Prime Minister Yoshiro Mori may resign before the opposition camp submits its no-confidence motion against his Cabinet this evening, a senior member of the Democratic Party of Japan said Sunday.
In a speech at Seikei University in western Tokyo, DPJ Secretary General Naoto Kan said, "There is a possibility that Prime Minister Mori may give up before the submission" of the no-confidence motion planned by the DPJ and three other opposition parties.
Kan said Koichi Kato, a former secretary general of the ruling Liberal Democratic Party who set off the revolt against Mori, should leave the LDP if he is serious about changing Japanese politics.

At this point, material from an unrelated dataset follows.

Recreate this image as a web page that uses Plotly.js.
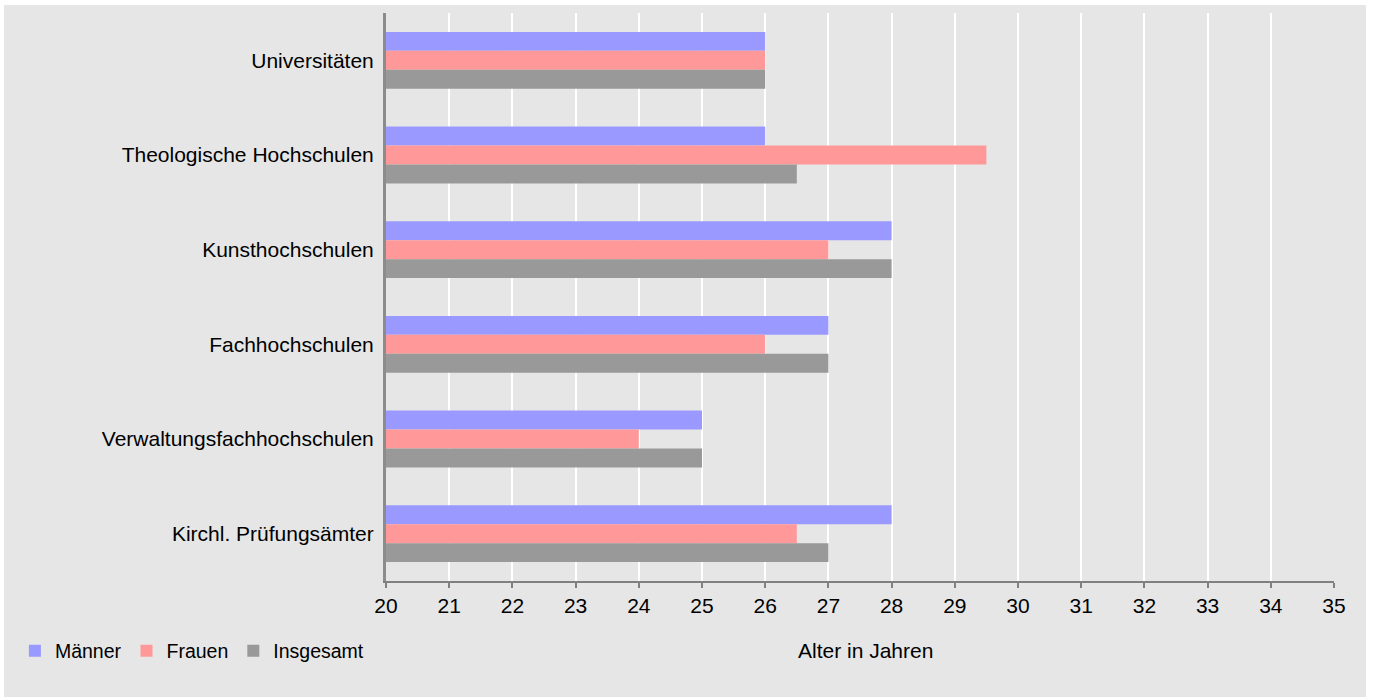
<!DOCTYPE html>
<html>
<head>
<meta charset="utf-8">
<script src="https://cdn.plot.ly/plotly-3.0.1.min.js"></script>
<style>
  html, body { margin: 0; padding: 0; background: #ffffff; width: 1373px; height: 697px; overflow: hidden; }
  #chart { position: absolute; left: 4px; top: 5px; width: 1362px; height: 692px; }
</style>
</head>
<body>
<div id="chart"></div>
<script>
const categories = ["Universitäten", "Theologische Hochschulen", "Kunsthochschulen", "Fachhochschulen", "Verwaltungsfachhochschulen", "Kirchl. Prüfungsämter"];
const maenner = [26, 26, 28, 27, 25, 28];
const frauen = [26, 29.5, 27, 26, 24, 26.5];
const insgesamt = [26, 26.5, 28, 27, 25, 27];
const xTicks = [20, 21, 22, 23, 24, 25, 26, 27, 28, 29, 30, 31, 32, 33, 34, 35];
const xTitle = "Alter in Jahren";

const font = "Liberation Sans, Arial, sans-serif";

const traces = [
  { type: "bar", orientation: "h", name: "Männer", y: categories, x: maenner, marker: { color: "#9999ff" } },
  { type: "bar", orientation: "h", name: "Frauen", y: categories, x: frauen, marker: { color: "#ff9999" } },
  { type: "bar", orientation: "h", name: "Insgesamt", y: categories, x: insgesamt, marker: { color: "#999999" } }
];

const layout = {
  barmode: "group",
  bargap: 0.4,
  bargroupgap: 0,
  paper_bgcolor: "#e6e6e6",
  plot_bgcolor: "#e6e6e6",
  margin: { l: 382, r: 32, t: 8, b: 116 },
  font: { family: font, size: 21, color: "#000000" },
  xaxis: {
    range: [20, 35],
    tickvals: xTicks,
    ticktext: xTicks.map(String),
    showgrid: true,
    gridcolor: "#ffffff",
    gridwidth: 2,
    zeroline: false,
    showline: true,
    linecolor: "#808080",
    linewidth: 2,
    ticks: "outside",
    ticklen: 5,
    tickwidth: 2,
    tickcolor: "#808080",
    tickfont: { family: font, size: 21, color: "#000000" },
    fixedrange: true
  },
  yaxis: {
    type: "category",
    autorange: "reversed",
    showgrid: false,
    zeroline: false,
    showline: true,
    linecolor: "#8c8c8c",
    linewidth: 3,
    ticks: "",
    ticklabelstandoff: 5,
    tickfont: { family: font, size: 21, color: "#000000" },
    fixedrange: true
  },
  annotations: [{
    text: xTitle,
    xref: "paper", yref: "paper",
    x: 0.5063, y: 0,
    xanchor: "center", yanchor: "middle",
    yshift: -69,
    showarrow: false,
    font: { family: font, size: 21, color: "#000000" }
  }],
  showlegend: true,
  legend: {
    orientation: "h",
    xref: "container",
    yref: "container",
    x: 0.008,
    xanchor: "left",
    y: 0.0665,
    yanchor: "middle",
    bgcolor: "rgba(0,0,0,0)",
    font: { family: font, size: 19.5, color: "#000000" },
    traceorder: "normal"
  }
};

Plotly.newPlot("chart", traces, layout, { displayModeBar: false, staticPlot: true });
</script>
</body>
</html>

Kato heads the LDP's second-largest faction, which has 45 members in the House of Representatives. He asked Mori to step down two weeks ago and has said he will support the opposition camp's no-confidence motion.

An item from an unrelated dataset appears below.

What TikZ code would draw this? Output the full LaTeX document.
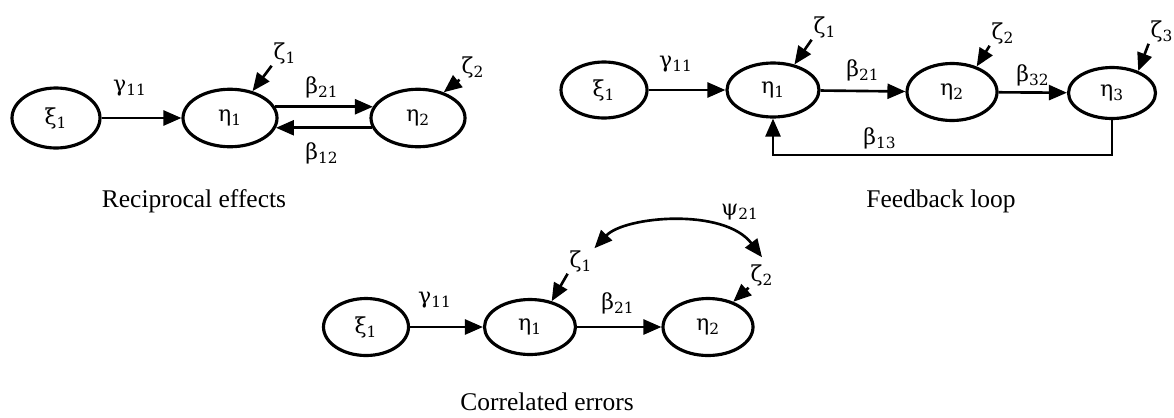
\documentclass[tikz,border=0pt]{standalone}
\usepackage{fontspec}
\setmainfont{Liberation Serif}
\newfontfamily\greekfont{DejaVu Serif}
\usetikzlibrary{arrows.meta,shapes.geometric}
\newcommand{\vsub}[2]{#1\textsubscript{#2}}
\tikzset{
  latent/.style={draw=black,ellipse,line width=1.8pt,inner sep=0pt,
    minimum width=1.84cm,minimum height=1.12cm,font=\greekfont\fontsize{12.5}{14}\selectfont},
  coeflabel/.style={inner sep=1pt,font=\greekfont\fontsize{12.5}{14}\selectfont},
  patharrow/.style={-{Triangle[length=3.6mm,width=3mm]},line width=1.5pt},
  corrarrow/.style={{Triangle[length=3.6mm,width=3mm]}-{Triangle[length=3.6mm,width=3mm]},
    line width=1.5pt},
  captiontext/.style={font=\fontsize{14.5}{17}\selectfont},
}

\begin{document}
\begin{tikzpicture}
  \useasboundingbox (0,0) rectangle (23.48,-8.34);
  % reciprocal effects
  \node[latent,minimum width=1.76cm,minimum height=1.2cm] (xiA) at (1.12,-2.36) {\vsub{ξ}{1}};
  \node[latent,minimum width=1.88cm,minimum height=1.15cm] (etaA1) at (4.6,-2.36) {\vsub{η}{1}};
  \node[latent,minimum width=1.88cm,minimum height=1.15cm] (etaA2) at (8.36,-2.36) {\vsub{η}{2}};
  \node[coeflabel] (gA) at (2.6,-1.76) {\vsub{γ}{11}};
  \node[coeflabel] (bA21) at (6.44,-1.74) {\vsub{β}{21}};
  \node[coeflabel] (bA12) at (6.44,-3.06) {\vsub{β}{12}};
  \node[coeflabel] (zA1) at (5.7,-1.06) {\vsub{ζ}{1}};
  \node[coeflabel] (zA2) at (9.46,-1.34) {\vsub{ζ}{2}};
  \draw[patharrow] (xiA) -- (etaA1);
  \draw[patharrow] (etaA1.14) -- (etaA2.166);
  \draw[patharrow] (etaA2.192) -- (etaA1.348);
  \draw[patharrow] (zA1.south west) -- (etaA1.50);
  \draw[patharrow] (zA2.south west) -- (etaA2.45);
  \node[captiontext] (capA) at (3.88,-4.02) {Reciprocal effects};

  % feedback loop
  \node[latent,minimum width=1.72cm] (xiB) at (12.08,-1.8) {\vsub{ξ}{1}};
  \node[latent,minimum height=1.08cm] (etaB1) at (15.46,-1.8) {\vsub{η}{1}};
  \node[latent,minimum width=1.8cm,minimum height=1.14cm] (etaB2) at (19.04,-1.84) {\vsub{η}{2}};
  \node[latent,minimum width=1.74cm,minimum height=1.02cm] (etaB3) at (22.24,-1.86) {\vsub{η}{3}};
  \node[coeflabel] (gB) at (13.52,-1.28) {\vsub{γ}{11}};
  \node[coeflabel] (bB21) at (17.26,-1.4) {\vsub{β}{21}};
  \node[coeflabel] (bB32) at (20.66,-1.5) {\vsub{β}{32}};
  \node[coeflabel] (bB13) at (17.6,-2.76) {\vsub{β}{13}};
  \node[coeflabel] (zB1) at (16.5,-0.54) {\vsub{ζ}{1}};
  \node[coeflabel] (zB2) at (20.06,-0.66) {\vsub{ζ}{2}};
  \node[coeflabel] (zB3) at (23.24,-0.62) {\vsub{ζ}{3}};
  \draw[patharrow] (xiB) -- (etaB1);
  \draw[patharrow] (etaB1) -- (etaB2);
  \draw[patharrow] (etaB2) -- (etaB3);
  \draw[patharrow] (etaB3.south) -- ++(0,-0.7) -| (etaB1.south);
  \draw[patharrow] (zB1.south west) -- (etaB1.50);
  \draw[patharrow] (zB2.south west) -- (etaB2.46);
  \draw[patharrow] (zB3.south west) -- (etaB3.40);
  \node[captiontext] (capB) at (18.82,-4.02) {Feedback loop};

  % correlated errors
  \node[latent,minimum width=1.7cm,minimum height=1.14cm] (xiC) at (7.32,-6.54) {\vsub{ξ}{1}};
  \node[latent,minimum width=1.82cm,minimum height=1.1cm] (etaC1) at (10.6,-6.54) {\vsub{η}{1}};
  \node[latent,minimum width=1.8cm,minimum height=1.14cm] (etaC2) at (14.16,-6.54) {\vsub{η}{2}};
  \node[coeflabel] (gC) at (8.7,-6.0) {\vsub{γ}{11}};
  \node[coeflabel] (bC21) at (12.36,-6.06) {\vsub{β}{21}};
  \node[coeflabel] (zC1) at (11.62,-5.22) {\vsub{ζ}{1}};
  \node[coeflabel] (zC2) at (15.24,-5.5) {\vsub{ζ}{2}};
  \node[coeflabel] (psiC) at (14.8,-4.24) {\vsub{ψ}{21}};
  \draw[patharrow] (xiC) -- (etaC1);
  \draw[patharrow] (etaC1) -- (etaC2);
  \draw[patharrow] (zC1.south west) -- (etaC1.50);
  \draw[patharrow] (zC2.south west) -- (etaC2.45);
  \draw[corrarrow] (zC1.north east) .. controls +(0.6,0.64) and +(-0.76,1.0) .. ([yshift=1mm]zC2.north);
  \node[captiontext] (capC) at (10.94,-8.04) {Correlated errors};
\end{tikzpicture}
\end{document}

He said neither the LDP nor Japanese politics as a whole would change if Kato stays in the party and tries to succeed Mori as LDP president, and thus, prime minister.
In a speech to an audience packed with some 700 students, parents, faculty and residents, at the private university in Musashino, Kan said his party is working on legislation to limit the central government's powers to foreign policy, defense, crisis management, welfare and other vital sectors.
The essence of the measure is "a return to the Edo era," when feudal clans across Japan were responsible for schooling, police and other local affairs, Kan said.
Meanwhile, Social Democratic Party leader Takako Doi said Sunday at a lecture hall in Tokyo that the opposition camp will have a good chance of toppling the ruling coalition if a snap election is called.